[Items from a data source]
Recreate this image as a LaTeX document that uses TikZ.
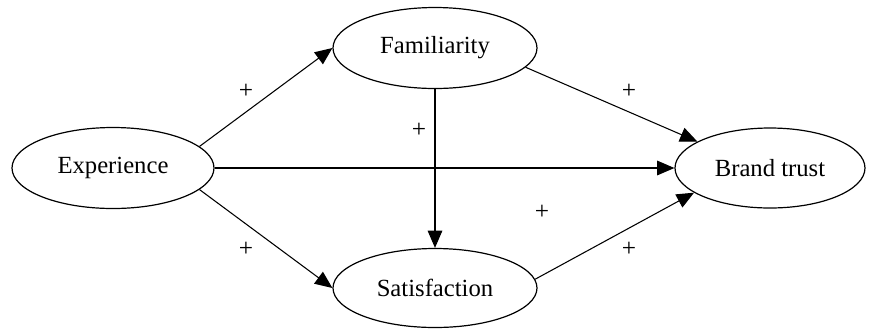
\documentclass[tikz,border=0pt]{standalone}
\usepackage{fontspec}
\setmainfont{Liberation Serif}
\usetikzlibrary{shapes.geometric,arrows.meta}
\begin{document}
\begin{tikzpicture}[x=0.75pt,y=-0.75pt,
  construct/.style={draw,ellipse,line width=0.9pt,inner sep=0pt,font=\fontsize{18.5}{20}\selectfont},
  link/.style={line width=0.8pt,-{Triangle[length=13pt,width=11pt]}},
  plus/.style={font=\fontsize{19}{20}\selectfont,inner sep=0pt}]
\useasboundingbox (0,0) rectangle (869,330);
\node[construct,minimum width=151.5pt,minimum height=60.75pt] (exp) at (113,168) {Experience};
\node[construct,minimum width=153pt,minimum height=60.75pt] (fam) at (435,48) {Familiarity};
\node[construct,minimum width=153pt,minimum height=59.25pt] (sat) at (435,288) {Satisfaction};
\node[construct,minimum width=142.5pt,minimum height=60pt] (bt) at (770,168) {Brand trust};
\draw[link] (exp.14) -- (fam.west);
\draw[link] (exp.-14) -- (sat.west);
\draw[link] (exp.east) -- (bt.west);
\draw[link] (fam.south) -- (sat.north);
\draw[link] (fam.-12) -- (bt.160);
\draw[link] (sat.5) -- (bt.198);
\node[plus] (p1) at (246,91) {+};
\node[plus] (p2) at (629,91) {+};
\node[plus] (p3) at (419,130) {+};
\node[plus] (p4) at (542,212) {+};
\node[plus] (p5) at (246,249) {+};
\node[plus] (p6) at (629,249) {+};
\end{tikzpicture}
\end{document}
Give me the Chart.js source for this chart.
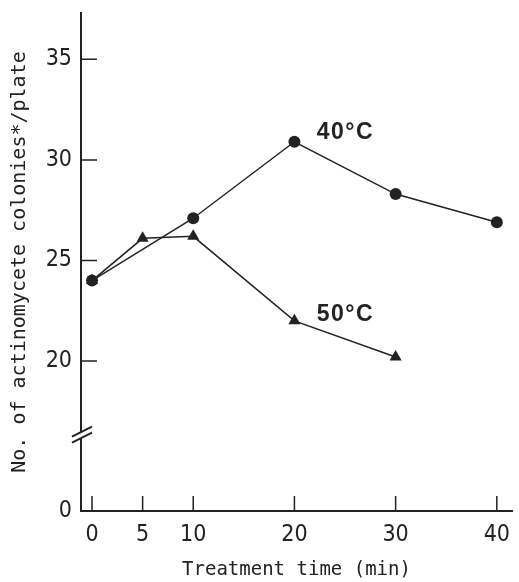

### What the exercise asks
Without the pictures, write out the whole listing above exactly as it appears.

### Worked answer
Recreate this image as a LaTeX document that uses TikZ.
\documentclass[tikz,border=0pt]{standalone}
\usepackage{fontspec}
\setmainfont{Liberation Serif}
\usetikzlibrary{shapes.geometric,arrows.meta}
\begin{document}
\begin{tikzpicture}[x=0.75pt,y=-0.75pt,
  construct/.style={draw,ellipse,line width=0.9pt,inner sep=0pt,font=\fontsize{18.5}{20}\selectfont},
  link/.style={line width=0.8pt,-{Triangle[length=13pt,width=11pt]}},
  plus/.style={font=\fontsize{19}{20}\selectfont,inner sep=0pt}]
\useasboundingbox (0,0) rectangle (869,330);
\node[construct,minimum width=151.5pt,minimum height=60.75pt] (exp) at (113,168) {Experience};
\node[construct,minimum width=153pt,minimum height=60.75pt] (fam) at (435,48) {Familiarity};
\node[construct,minimum width=153pt,minimum height=59.25pt] (sat) at (435,288) {Satisfaction};
\node[construct,minimum width=142.5pt,minimum height=60pt] (bt) at (770,168) {Brand trust};
\draw[link] (exp.14) -- (fam.west);
\draw[link] (exp.-14) -- (sat.west);
\draw[link] (exp.east) -- (bt.west);
\draw[link] (fam.south) -- (sat.north);
\draw[link] (fam.-12) -- (bt.160);
\draw[link] (sat.5) -- (bt.198);
\node[plus] (p1) at (246,91) {+};
\node[plus] (p2) at (629,91) {+};
\node[plus] (p3) at (419,130) {+};
\node[plus] (p4) at (542,212) {+};
\node[plus] (p5) at (246,249) {+};
\node[plus] (p6) at (629,249) {+};
\end{tikzpicture}
\end{document}
Give me the Chart.js source for this chart.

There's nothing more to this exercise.